**TASK DESCRIPTION:**
Leave out the pictures and reproduce all of the data exactly.

::: COLLECTED DATA :::

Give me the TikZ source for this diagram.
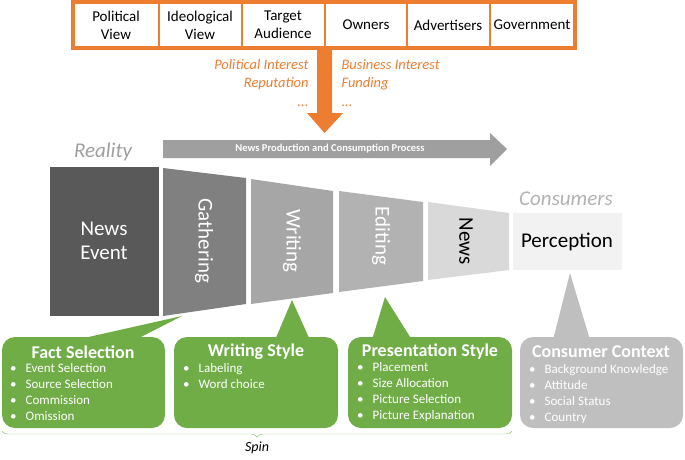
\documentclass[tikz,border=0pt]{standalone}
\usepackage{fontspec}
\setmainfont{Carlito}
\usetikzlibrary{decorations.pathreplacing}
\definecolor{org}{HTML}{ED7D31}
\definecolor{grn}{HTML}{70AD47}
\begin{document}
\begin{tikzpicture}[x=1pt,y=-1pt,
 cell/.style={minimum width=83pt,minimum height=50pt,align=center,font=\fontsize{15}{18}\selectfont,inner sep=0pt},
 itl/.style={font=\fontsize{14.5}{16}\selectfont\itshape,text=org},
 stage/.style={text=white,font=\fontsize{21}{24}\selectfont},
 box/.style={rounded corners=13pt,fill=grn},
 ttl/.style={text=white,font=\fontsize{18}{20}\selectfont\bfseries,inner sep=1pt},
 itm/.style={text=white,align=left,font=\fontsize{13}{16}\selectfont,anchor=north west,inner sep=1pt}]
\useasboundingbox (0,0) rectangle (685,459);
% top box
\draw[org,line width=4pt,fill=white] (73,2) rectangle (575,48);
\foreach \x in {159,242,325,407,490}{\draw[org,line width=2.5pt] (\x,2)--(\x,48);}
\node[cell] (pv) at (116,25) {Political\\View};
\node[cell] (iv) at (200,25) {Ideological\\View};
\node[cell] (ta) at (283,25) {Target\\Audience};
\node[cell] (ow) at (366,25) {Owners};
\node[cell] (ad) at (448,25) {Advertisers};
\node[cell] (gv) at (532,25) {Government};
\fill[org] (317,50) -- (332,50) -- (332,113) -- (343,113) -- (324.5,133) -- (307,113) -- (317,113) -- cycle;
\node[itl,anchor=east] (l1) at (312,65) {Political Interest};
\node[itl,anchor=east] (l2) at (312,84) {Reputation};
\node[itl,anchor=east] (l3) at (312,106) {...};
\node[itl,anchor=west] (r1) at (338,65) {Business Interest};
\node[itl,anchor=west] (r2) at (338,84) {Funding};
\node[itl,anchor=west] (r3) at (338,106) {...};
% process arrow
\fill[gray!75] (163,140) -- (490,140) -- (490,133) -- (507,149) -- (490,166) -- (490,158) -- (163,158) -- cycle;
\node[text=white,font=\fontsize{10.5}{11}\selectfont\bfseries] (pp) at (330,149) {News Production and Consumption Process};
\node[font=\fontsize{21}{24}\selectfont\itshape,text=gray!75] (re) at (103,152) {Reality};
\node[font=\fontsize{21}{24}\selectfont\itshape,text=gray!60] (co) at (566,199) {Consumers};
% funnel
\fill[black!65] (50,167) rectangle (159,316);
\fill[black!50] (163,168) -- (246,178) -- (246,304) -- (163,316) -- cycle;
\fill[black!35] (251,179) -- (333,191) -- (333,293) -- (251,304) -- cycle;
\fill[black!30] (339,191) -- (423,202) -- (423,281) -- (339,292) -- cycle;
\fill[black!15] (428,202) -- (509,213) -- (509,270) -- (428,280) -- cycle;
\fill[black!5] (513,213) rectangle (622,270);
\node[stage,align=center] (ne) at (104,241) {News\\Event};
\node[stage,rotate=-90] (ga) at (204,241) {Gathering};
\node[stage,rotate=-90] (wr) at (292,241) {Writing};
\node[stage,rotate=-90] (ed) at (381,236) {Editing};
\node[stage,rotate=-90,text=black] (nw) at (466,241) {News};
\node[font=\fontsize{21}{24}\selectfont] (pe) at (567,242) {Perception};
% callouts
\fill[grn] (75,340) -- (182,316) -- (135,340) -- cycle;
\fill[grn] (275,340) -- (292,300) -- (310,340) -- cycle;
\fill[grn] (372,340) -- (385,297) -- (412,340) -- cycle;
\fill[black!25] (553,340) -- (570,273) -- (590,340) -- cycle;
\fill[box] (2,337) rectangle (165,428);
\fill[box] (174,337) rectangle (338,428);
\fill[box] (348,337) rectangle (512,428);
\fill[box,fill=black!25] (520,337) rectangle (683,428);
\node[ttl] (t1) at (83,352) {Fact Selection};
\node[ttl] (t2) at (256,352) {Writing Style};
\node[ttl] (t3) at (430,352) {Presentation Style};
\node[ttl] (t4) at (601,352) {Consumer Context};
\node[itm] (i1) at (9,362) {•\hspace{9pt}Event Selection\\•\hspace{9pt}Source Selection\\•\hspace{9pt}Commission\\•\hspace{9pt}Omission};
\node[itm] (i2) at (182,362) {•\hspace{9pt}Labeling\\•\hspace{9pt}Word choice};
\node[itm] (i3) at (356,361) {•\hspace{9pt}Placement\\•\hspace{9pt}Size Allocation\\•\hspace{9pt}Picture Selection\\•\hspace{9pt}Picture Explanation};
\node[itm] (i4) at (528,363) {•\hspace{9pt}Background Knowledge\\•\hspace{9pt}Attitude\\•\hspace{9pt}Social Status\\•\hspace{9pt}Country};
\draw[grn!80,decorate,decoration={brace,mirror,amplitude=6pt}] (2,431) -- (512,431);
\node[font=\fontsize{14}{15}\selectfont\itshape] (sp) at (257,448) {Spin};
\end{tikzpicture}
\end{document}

:::

**WRITTEN ANSWER:**
Give me the TikZ source for this diagram.
\documentclass[tikz,border=0pt]{standalone}
\usepackage{fontspec}
\setmainfont{Carlito}
\usetikzlibrary{decorations.pathreplacing}
\definecolor{org}{HTML}{ED7D31}
\definecolor{grn}{HTML}{70AD47}
\begin{document}
\begin{tikzpicture}[x=1pt,y=-1pt,
 cell/.style={minimum width=83pt,minimum height=50pt,align=center,font=\fontsize{15}{18}\selectfont,inner sep=0pt},
 itl/.style={font=\fontsize{14.5}{16}\selectfont\itshape,text=org},
 stage/.style={text=white,font=\fontsize{21}{24}\selectfont},
 box/.style={rounded corners=13pt,fill=grn},
 ttl/.style={text=white,font=\fontsize{18}{20}\selectfont\bfseries,inner sep=1pt},
 itm/.style={text=white,align=left,font=\fontsize{13}{16}\selectfont,anchor=north west,inner sep=1pt}]
\useasboundingbox (0,0) rectangle (685,459);
% top box
\draw[org,line width=4pt,fill=white] (73,2) rectangle (575,48);
\foreach \x in {159,242,325,407,490}{\draw[org,line width=2.5pt] (\x,2)--(\x,48);}
\node[cell] (pv) at (116,25) {Political\\View};
\node[cell] (iv) at (200,25) {Ideological\\View};
\node[cell] (ta) at (283,25) {Target\\Audience};
\node[cell] (ow) at (366,25) {Owners};
\node[cell] (ad) at (448,25) {Advertisers};
\node[cell] (gv) at (532,25) {Government};
\fill[org] (317,50) -- (332,50) -- (332,113) -- (343,113) -- (324.5,133) -- (307,113) -- (317,113) -- cycle;
\node[itl,anchor=east] (l1) at (312,65) {Political Interest};
\node[itl,anchor=east] (l2) at (312,84) {Reputation};
\node[itl,anchor=east] (l3) at (312,106) {...};
\node[itl,anchor=west] (r1) at (338,65) {Business Interest};
\node[itl,anchor=west] (r2) at (338,84) {Funding};
\node[itl,anchor=west] (r3) at (338,106) {...};
% process arrow
\fill[gray!75] (163,140) -- (490,140) -- (490,133) -- (507,149) -- (490,166) -- (490,158) -- (163,158) -- cycle;
\node[text=white,font=\fontsize{10.5}{11}\selectfont\bfseries] (pp) at (330,149) {News Production and Consumption Process};
\node[font=\fontsize{21}{24}\selectfont\itshape,text=gray!75] (re) at (103,152) {Reality};
\node[font=\fontsize{21}{24}\selectfont\itshape,text=gray!60] (co) at (566,199) {Consumers};
% funnel
\fill[black!65] (50,167) rectangle (159,316);
\fill[black!50] (163,168) -- (246,178) -- (246,304) -- (163,316) -- cycle;
\fill[black!35] (251,179) -- (333,191) -- (333,293) -- (251,304) -- cycle;
\fill[black!30] (339,191) -- (423,202) -- (423,281) -- (339,292) -- cycle;
\fill[black!15] (428,202) -- (509,213) -- (509,270) -- (428,280) -- cycle;
\fill[black!5] (513,213) rectangle (622,270);
\node[stage,align=center] (ne) at (104,241) {News\\Event};
\node[stage,rotate=-90] (ga) at (204,241) {Gathering};
\node[stage,rotate=-90] (wr) at (292,241) {Writing};
\node[stage,rotate=-90] (ed) at (381,236) {Editing};
\node[stage,rotate=-90,text=black] (nw) at (466,241) {News};
\node[font=\fontsize{21}{24}\selectfont] (pe) at (567,242) {Perception};
% callouts
\fill[grn] (75,340) -- (182,316) -- (135,340) -- cycle;
\fill[grn] (275,340) -- (292,300) -- (310,340) -- cycle;
\fill[grn] (372,340) -- (385,297) -- (412,340) -- cycle;
\fill[black!25] (553,340) -- (570,273) -- (590,340) -- cycle;
\fill[box] (2,337) rectangle (165,428);
\fill[box] (174,337) rectangle (338,428);
\fill[box] (348,337) rectangle (512,428);
\fill[box,fill=black!25] (520,337) rectangle (683,428);
\node[ttl] (t1) at (83,352) {Fact Selection};
\node[ttl] (t2) at (256,352) {Writing Style};
\node[ttl] (t3) at (430,352) {Presentation Style};
\node[ttl] (t4) at (601,352) {Consumer Context};
\node[itm] (i1) at (9,362) {•\hspace{9pt}Event Selection\\•\hspace{9pt}Source Selection\\•\hspace{9pt}Commission\\•\hspace{9pt}Omission};
\node[itm] (i2) at (182,362) {•\hspace{9pt}Labeling\\•\hspace{9pt}Word choice};
\node[itm] (i3) at (356,361) {•\hspace{9pt}Placement\\•\hspace{9pt}Size Allocation\\•\hspace{9pt}Picture Selection\\•\hspace{9pt}Picture Explanation};
\node[itm] (i4) at (528,363) {•\hspace{9pt}Background Knowledge\\•\hspace{9pt}Attitude\\•\hspace{9pt}Social Status\\•\hspace{9pt}Country};
\draw[grn!80,decorate,decoration={brace,mirror,amplitude=6pt}] (2,431) -- (512,431);
\node[font=\fontsize{14}{15}\selectfont\itshape] (sp) at (257,448) {Spin};
\end{tikzpicture}
\end{document}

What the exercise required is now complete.